The Grocer is citing figures indicating that multibuys used to have a share of around 30% of featured promotions a year earlier, while it has fallen to roughly 20% in 2016.
Interestingly, this move comes on the back of food inflation driven by the fall of the pound against major currencies (around -15% since the announcement of the referendum). Inflation has been very visible and not just in the high profile cases of Marmite or Toblerone. Private label products from foreign origin (or containing foreign ingredients) are equally affected by a fallen pound. Increasing costs of these products are making it harder to fight price wars and are affecting retailer's bottom lines.

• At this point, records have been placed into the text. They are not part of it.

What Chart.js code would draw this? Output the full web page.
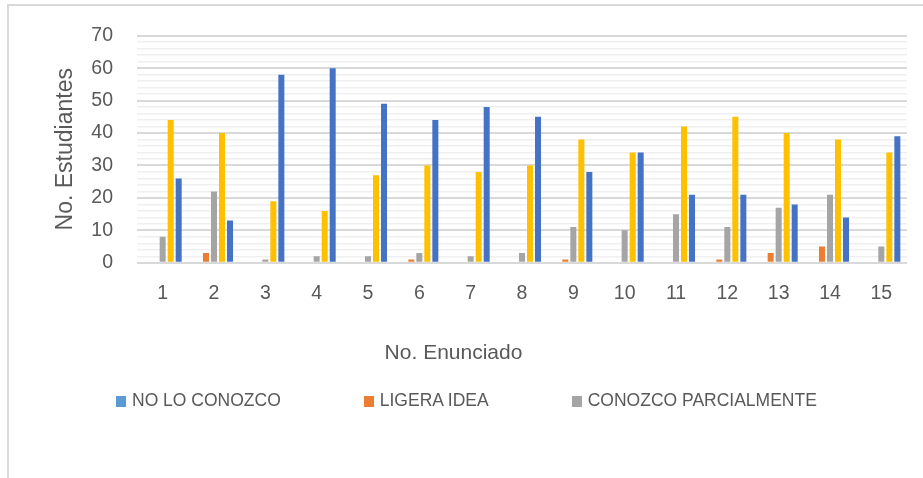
<!DOCTYPE html>
<html>
<head>
<meta charset="utf-8">
<script src="https://cdn.jsdelivr.net/npm/chart.js@4.4.0/dist/chart.umd.min.js"></script>
<style>
  html, body { margin: 0; padding: 0; background: #fff; overflow: hidden; }
  #wrap { position: relative; width: 923px; height: 478px; overflow: hidden; }
  #frame { position: absolute; left: 7px; top: 4px; width: 1000px; height: 1000px;
           border-left: 2px solid #d9d9d9; border-top: 2px solid #d9d9d9; }
  #chart { position: absolute; left: 0; top: 0; }
  #legend { position: absolute; left: 116px; top: 390px; display: flex; gap: 83px;
            font-family: 'Liberation Sans', sans-serif; font-size: 17.5px; line-height: 20px; color: #595959; }
  .item { display: flex; align-items: center; white-space: nowrap; }
  .box { width: 10px; height: 11px; margin-right: 6px; margin-top: 2px; }
</style>
</head>
<body>
<div id="wrap">
  <div id="frame"></div>
  <canvas id="chart" width="923" height="478"></canvas>
  <div id="legend"></div>
</div>
<script>
// enunciados 1..15
const enunciados = ['1', '2', '3', '4', '5', '6', '7', '8', '9', '10', '11', '12', '13', '14', '15'];

const seriesNames = ['NO LO CONOZCO', 'LIGERA IDEA', 'CONOZCO PARCIALMENTE', 'LO CONOZCO', 'LO DOMINO'];
const seriesColors = ['#5B9BD5', '#ED7D31', '#A5A5A5', '#FFC000', '#4472C4'];

const noLoConozco = [0, 0, 0, 0, 0, 0, 0, 0, 0, 0, 0, 0, 0, 0, 0];
const ligeraIdea = [0, 3, 0, 0, 0, 1, 0, 0, 1, 0, 0, 1, 3, 5, 0];
const conozcoParcialmente = [8, 22, 1, 2, 2, 3, 2, 3, 11, 10, 15, 11, 17, 21, 5];
const loConozco = [44, 40, 19, 16, 27, 30, 28, 30, 38, 34, 42, 45, 40, 38, 34];
const loDomino = [26, 13, 58, 60, 49, 44, 48, 45, 28, 34, 21, 21, 18, 14, 39];

// only the first row of the legend is visible in the original
const legendShown = 3;

const yTicks = [0, 10, 20, 30, 40, 50, 60, 70];

const allValues = [noLoConozco, ligeraIdea, conozcoParcialmente, loConozco, loDomino];

const datasets = allValues.map((vals, i) => ({
    label: seriesNames[i],
    data: vals,
    backgroundColor: seriesColors[i],
    borderWidth: 0,
    barPercentage: 0.75,
    categoryPercentage: 0.78
}));

const textColor = '#595959';
const fontFamily = "'Liberation Sans', sans-serif";

new Chart(document.getElementById('chart'), {
    type: 'bar',
    data: { labels: enunciados, datasets: datasets },
    options: {
        responsive: false,
        animation: false,
        layout: { padding: { left: 0, right: 16, top: 33, bottom: 112 } },
        plugins: {
            legend: { display: false },
            tooltip: { enabled: false },
            title: {
                display: true,
                position: 'bottom',
                text: 'No. Enunciado',
                color: textColor,
                font: { family: fontFamily, size: 21, weight: 'normal' },
                padding: { top: 28, bottom: 0 }
            }
        },
        scales: {
            x: {
                grid: { display: false },
                border: { display: false },
                ticks: {
                    color: textColor,
                    font: { family: fontFamily, size: 19.5 },
                    padding: 11,
                    maxRotation: 0
                },
                afterFit: (scale) => { scale.height = 50; }
            },
            y: {
                min: 0,
                max: 70,
                border: { display: false },
                afterFit: (scale) => { scale.width = 137; },
                afterBuildTicks: (scale) => {
                    // minor lines every 2, labels on the tens
                    const t = [];
                    for (let v = 0; v <= 70; v += 2) t.push({ value: v });
                    scale.ticks = t;
                },
                grid: {
                    drawTicks: false,
                    color: (ctx) => (yTicks.includes(ctx.tick.value) ? '#d9d9d9' : '#efefef'),
                    lineWidth: (ctx) => (yTicks.includes(ctx.tick.value) ? 2 : 1.5)
                },
                ticks: {
                    autoSkip: false,
                    color: textColor,
                    font: { family: fontFamily, size: 19.5 },
                    padding: 24,
                    callback: (v) => (yTicks.includes(v) ? String(v) : '')
                },
                title: {
                    display: true,
                    text: 'No. Estudiantes',
                    color: textColor,
                    font: { family: fontFamily, size: 23 },
                    padding: { top: 52, bottom: 0 }
                }
            }
        }
    }
});

// legend row
const legendEl = document.getElementById('legend');
for (let i = 0; i < legendShown; i++) {
    const item = document.createElement('div');
    item.className = 'item';
    const box = document.createElement('span');
    box.className = 'box';
    box.style.background = seriesColors[i];
    const txt = document.createElement('span');
    txt.textContent = seriesNames[i];
    item.appendChild(box);
    item.appendChild(txt);
    legendEl.appendChild(item);
}
</script>
</body>
</html>
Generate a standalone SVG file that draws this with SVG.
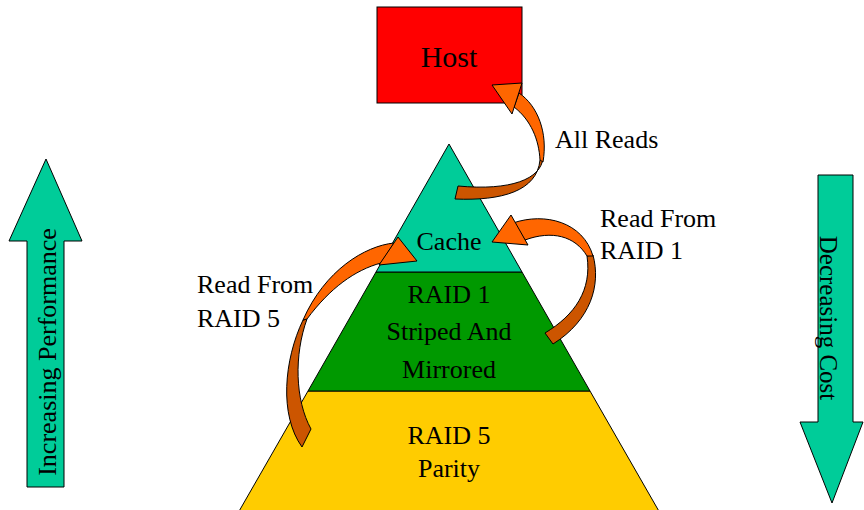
<svg xmlns="http://www.w3.org/2000/svg" width="864" height="510" viewBox="0 0 864 510">
<style>
text{font-family:"Liberation Serif","Times New Roman",serif;font-size:26px;fill:#000}
.c{text-anchor:middle}
.ln{stroke:#000;stroke-width:1;stroke-linejoin:miter}
.fr{fill:#FF6600}
.bk{fill:#CC5500}
.tl{fill:#00CC99}
</style>
<rect width="864" height="510" fill="#fff"/>
<g id="perf">
<polygon class="tl ln" points="46,159 82,241 64,241 64,487 27,487 27,241 9,241"/>
<text transform="translate(56,352) rotate(-90)" class="c">Increasing Performance</text>
</g>
<g id="cost">
<polygon class="tl ln" points="818,175 853,175 853,422 863,422 832,503 800,422 818,422"/>
<text transform="translate(820,318) rotate(90)" class="c" style="font-size:25px">Decreasing Cost</text>
</g>
<g id="raid5">
<polygon class="ln" fill="#FFCC00" points="308,391 590,391 664,520 234,520"/>
<text x="449" y="444" class="c">RAID 5</text>
<text x="449" y="477" class="c">Parity</text>
</g>
<g id="raid1">
<polygon class="ln" fill="#009900" points="376,272 522,272 590,391 308,391"/>
<text x="449" y="303" class="c">RAID 1</text>
<text x="449" y="340" class="c">Striped And</text>
<text x="449" y="378" class="c">Mirrored</text>
</g>
<g id="cache">
<polygon class="tl ln" points="449,144 522,272 376,272"/>
<text x="449" y="250" class="c">Cache</text>
</g>
<g id="host">
<rect x="377" y="7" width="145" height="96" fill="#FF0000" class="ln"/>
<text x="449" y="67" class="c" style="font-size:30px">Host</text>
</g>
<g id="connectors">
<g id="all-reads">
<path class="bk ln" d="M 543,158 C 541,179 511,191 458,186 L 455,199 C 502,201 537,191 540,160 Z"/>
<path class="fr ln" d="M 519,93 C 538,106 548,133 543,162 L 540,160 C 539,140 531,120 514,107 Z"/>
<polygon class="fr ln" points="492,85 522,83 512,114"/>
<text x="555" y="148">All Reads</text>
</g>
<g id="read-raid1">
<path class="bk ln" d="M 593,255 C 601,285 591,320 553,344 L 545,333 C 575,315 592,290 587,256 Z"/>
<path class="fr ln" d="M 513,223 C 545,212 583,222 593,256 L 587,256 C 575,236 552,230 525,240 Z"/>
<polygon class="fr ln" points="492,242 511,215 528,245"/>
<text x="600" y="227">Read From</text>
<text x="600" y="259">RAID 1</text>
</g>
<g id="read-raid5">
<path class="bk ln" d="M 303,320 C 284,360 279,415 302,447 L 311,429 C 295,400 294,355 307,319 Z"/>
<path class="fr ln" d="M 394,243 C 365,246 325,270 303,320 L 307,319 C 330,288 355,270 381,263 Z"/>
<polygon class="fr ln" points="417,261 398,237 379,265"/>
<text x="197" y="293">Read From</text>
<text x="197" y="327">RAID 5</text>
</g>
</g>
</svg>
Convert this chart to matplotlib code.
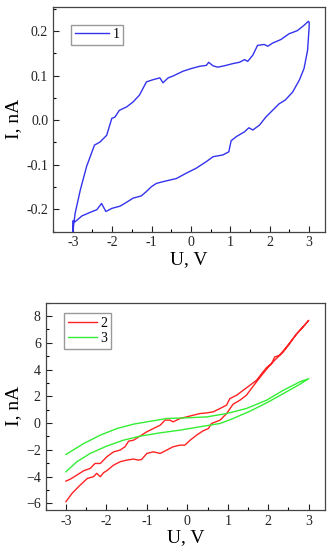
import matplotlib.pyplot as plt
from matplotlib.ticker import MultipleLocator

plt.rcParams['font.family'] = ['Liberation Serif', 'DejaVu Serif']

# curve 1 (top panel), loop: upper branch left->right, lower branch right->left
u1 = [-3.0, -2.94, -2.81, -2.65, -2.45, -2.31, -2.14, -2.01, -1.93, -1.82, -1.63, -1.47,
      -1.31, -1.13, -0.96, -0.79, -0.71, -0.58, -0.46, -0.20, 0.01, 0.22, 0.39, 0.45,
      0.56, 0.68, 0.89, 1.06, 1.23, 1.36, 1.44, 1.57, 1.69, 1.86, 1.95, 2.07, 2.28,
      2.49, 2.70, 2.87, 2.98, 3.0,
      3.0, 2.96, 2.87, 2.75, 2.58, 2.39, 2.24, 2.07, 1.90, 1.74, 1.57, 1.47, 1.36,
      1.15, 1.02, 0.96, 0.81, 0.56, 0.39, 0.13, -0.12, -0.37, -0.71, -0.88, -1.0,
      -1.13, -1.26, -1.47, -1.63, -1.80, -2.01, -2.16, -2.27, -2.39, -2.56, -2.77,
      -2.94, -3.0, -3.0]
i1 = [-0.25, -0.209, -0.157, -0.104, -0.056, -0.049, -0.034, 0.004, 0.007, 0.022, 0.030,
      0.041, 0.056, 0.086, 0.091, 0.095, 0.084, 0.095, 0.099, 0.110, 0.116, 0.121,
      0.123, 0.130, 0.122, 0.119, 0.123, 0.127, 0.130, 0.136, 0.132, 0.146, 0.168,
      0.170, 0.166, 0.173, 0.181, 0.194, 0.201, 0.213, 0.222, 0.220,
      0.209, 0.157, 0.116, 0.090, 0.063, 0.045, 0.037, 0.022, 0.007, -0.011, -0.022,
      -0.017, -0.026, -0.037, -0.046, -0.071, -0.078, -0.082, -0.093, -0.108, -0.119,
      -0.131, -0.138, -0.142, -0.149, -0.160, -0.170, -0.175, -0.184, -0.193, -0.198,
      -0.205, -0.187, -0.201, -0.207, -0.215, -0.228, -0.226, -0.25]

# curve 2 (bottom panel, red)
u2 = [-3.0, -2.85, -2.69, -2.56, -2.47, -2.32, -2.24, -2.15, -2.07, -1.99, -1.82, -1.66,
      -1.50, -1.33, -1.21, -1.13, -1.0, -0.84, -0.67, -0.51, -0.35, -0.18, -0.06, 0.07,
      0.23, 0.39, 0.52, 0.60, 0.81, 0.97, 1.13, 1.30, 1.46, 1.55, 1.71, 1.87, 2.04,
      2.20, 2.37, 2.53, 2.70, 2.86, 3.0,
      2.78, 2.61, 2.45, 2.28, 2.16, 2.08, 1.96, 1.87, 1.71, 1.55, 1.38, 1.22, 1.05,
      0.97, 0.81, 0.64, 0.48, 0.31, 0.15, -0.02, -0.18, -0.35, -0.43, -0.55, -0.67,
      -0.84, -1.0, -1.17, -1.33, -1.45, -1.54, -1.66, -1.82, -1.99, -2.15, -2.28,
      -2.40, -2.56, -2.73, -2.89, -3.0]
i2 = [-5.88, -5.26, -4.76, -4.39, -4.14, -4.01, -3.76, -4.01, -3.71, -3.56, -3.14, -2.89,
      -2.77, -2.69, -2.77, -2.72, -2.27, -2.15, -2.27, -2.02, -1.77, -1.65, -1.65, -1.28,
      -0.90, -0.58, -0.41, -0.03, 0.22, 0.71, 1.41, 1.71, 2.08, 2.45, 3.08, 3.70,
      4.32, 4.82, 5.31, 5.94, 6.68, 7.18, 7.68,
      6.93, 6.31, 5.69, 5.07, 4.94, 4.44, 4.15, 3.82, 3.20, 2.83, 2.45, 2.08, 1.83,
      1.34, 1.09, 0.84, 0.76, 0.71, 0.59, 0.46, 0.34, 0.09, 0.22, 0.22, -0.16, -0.41,
      -0.65, -0.98, -1.28, -1.35, -1.77, -2.02, -2.15, -2.52, -3.02, -3.02, -3.39,
      -3.56, -3.89, -4.19, -4.34]

# curve 3 (bottom panel, green)
u3 = [-3.0, -2.73, -2.40, -1.99, -1.58, -1.17, -0.67, -0.18, 0.31, 0.81, 1.13, 1.55,
      1.96, 2.37, 2.78, 3.0,
      2.78, 2.37, 1.96, 1.46, 0.97, 0.48, -0.02, -0.51, -1.0, -1.33, -1.74, -2.15,
      -2.56, -3.0]
i3 = [-3.64, -2.89, -2.27, -1.72, -1.28, -0.98, -0.73, -0.53, -0.28, -0.03, 0.34, 0.89,
      1.51, 2.20, 2.90, 3.32,
      3.08, 2.45, 1.71, 1.09, 0.71, 0.46, 0.39, 0.34, 0.09, -0.08, -0.41, -0.90,
      -1.53, -2.35]

fig = plt.figure(figsize=(3.36, 5.5), dpi=100)
ax1 = fig.add_axes([0.158, 0.579, 0.809, 0.409])
ax2 = fig.add_axes([0.136, 0.0727, 0.831, 0.377])

ax1.plot(u1, i1, color='#3333ee', lw=1.0, label='1')
ax2.plot(u2, i2, color='#ff2222', lw=1.0, label='2')
ax2.plot(u3, i3, color='#33ee33', lw=1.0, label='3')

ax1.set_xlim(-3.5, 3.4)
ax1.set_ylim(-0.25, 0.255)
ax1.set_yticks([-0.2, -0.1, 0.0, 0.1, 0.2])
ax1.set_yticklabels(['-0.2', '-0.1', '0.0', '0.1', '0.2'])
ax1.yaxis.set_minor_locator(MultipleLocator(0.05))

ax2.set_xlim(-3.5, 3.4)
ax2.set_ylim(-6.5, 9)
ax2.yaxis.set_major_locator(MultipleLocator(2))
ax2.yaxis.set_minor_locator(MultipleLocator(1))

for ax in (ax1, ax2):
    ax.set_xticks([-3, -2, -1, 0, 1, 2, 3])
    ax.set_xticklabels(['-3', '-2', '-1', '0', '1', '2', '3'])
    ax.xaxis.set_minor_locator(MultipleLocator(0.5))
    ax.tick_params(which='major', direction='in', length=4, width=0.8, labelsize=10,
                   colors='#222222')
    ax.tick_params(which='minor', direction='in', length=2, width=0.8)
    for s in ax.spines.values():
        s.set_color('#444444')
        s.set_linewidth(0.9)
    ax.set_xlabel('U, V', fontsize=14, labelpad=1)
    ax.set_ylabel('I, nA', fontsize=14, labelpad=3)

ax1.legend(loc='upper left', bbox_to_anchor=(0.066, 0.919), fontsize=10,
           fancybox=False, edgecolor='#999999', framealpha=1, handlelength=2.45,
           handletextpad=0.3, borderpad=0.25, borderaxespad=0)
ax2.legend(loc='upper left', bbox_to_anchor=(0.066, 0.95), fontsize=10,
           fancybox=False, edgecolor='#999999', framealpha=1, handlelength=2.1,
           handletextpad=0.25, borderpad=0.25, labelspacing=0.2, borderaxespad=0)

fig.savefig('out.png', dpi=100)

Single unit promotions to the rescue!
Single unit price promotions help to keep prices low and have suppliers pay for it. The mechanic lowers the price, albeit temporarily, for all shoppers: shoppers who buy regularly in the category as well as those who enter the category thanks to the promotion; shoppers loyal to your brand as well as those who normally buy a competing brand; shoppers who had planned to buy the promoted product and pay full price anyway as well as those who are truly seduced by the offer.
The biggest efficiency drain of promotions is putting discounts in the hands of shoppers who gladly would have paid full price. The ones planning to buy your product but finding themselves lucky finding to buy it on promo. It is called subsidisation and the single unit mechanic is the worst possible kind. Shoppers should be rewarded with a discount in return for changing (upgrading) their behaviour.
The better alternative to multibuys is no promotions at all. Single unit promotions make the economics worse, not better. However, while it lasts, shoppers can only benefit from it - at the expense of loyalty and the overall commercial sustainability of the industry.